Saturday, October 4, 2008

Hooray for the Economic Bail Out Plan!

I know many of you will want to smack me for posting this but for those of us that are in the middle of buying and selling houses, it is our only hope. We are so grateful that this passed the house of representatives.

“This isn’t 9/11. We know how we got into this mess. What we need now is leadership that gets us out. I’ll provide it. John McCain won’t. And that’s the choice for Americans in this election.”
Barack Obama

The Story Behind the Story on the Economic Bailout

HAI has learned House Democrats, citing assurances from Senator Barack Obama (D-Illinois) switched votes in large blocs today, Friday October 3, allowing passage of the financial rescue package. Several freshman Democrats and members of the Congressional Black Caucus who helped defeat the initial version of the measure earlier in the week said Senator Obama won their support by pledging to push an economic stimulus package, change bankruptcy law to allow foreclosure relief, and strengthen the regulatory framework for Wall Street if he is elected president next month. In total, 32 Democrats and 26 Republicans switched votes. Within the Congressional Black Caucus, 31 members voted yes while eight voted no.

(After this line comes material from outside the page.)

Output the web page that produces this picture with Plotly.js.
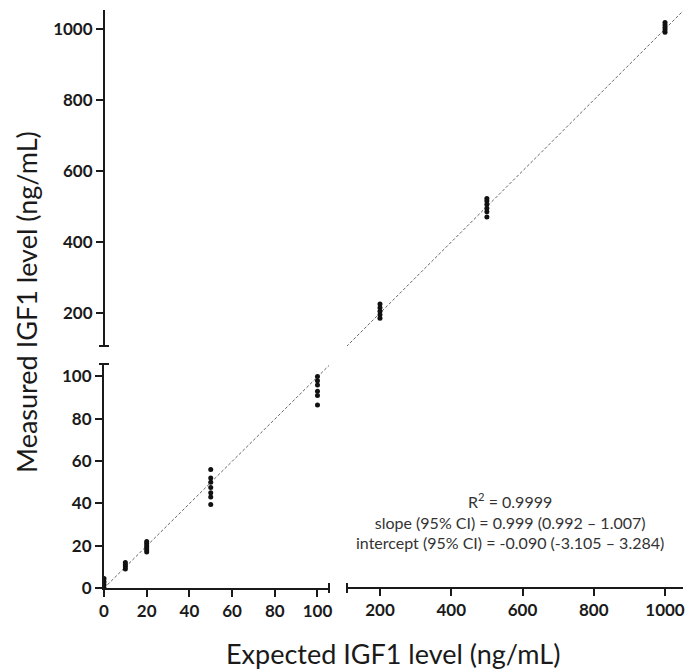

It is being reported on Capitol Hill that several freshmen Democrats said they trusted Obama more than President Bush to implement the bill. Some Democrats also said the FDIC increase, extensions of tax breaks, and other changes to the bill helped swing their votes, in particular tax breaks for Iowa residents who faced flood-related property damage and the newly cited California dire budgetary announcement Thursday.

On the GOP side, Republicans who switched cited the increase in the FDIC's deposit insurance cap, extensions of tax breaks and furious lobbying by small business groups. The FDIC increase and the Security and Exchange Commission's decision to loosen so-called mark-to-market accounting regulations were big inducements for Republican members to support the bill. Changes in the calls inundating lawmaker's offices in the past few days went from overwhelmingly negative last week to favorable in recent days. Much of the shift was likely driven by business groups like the U.S. Chamber of Commerce, which mobilized its members to call their representatives.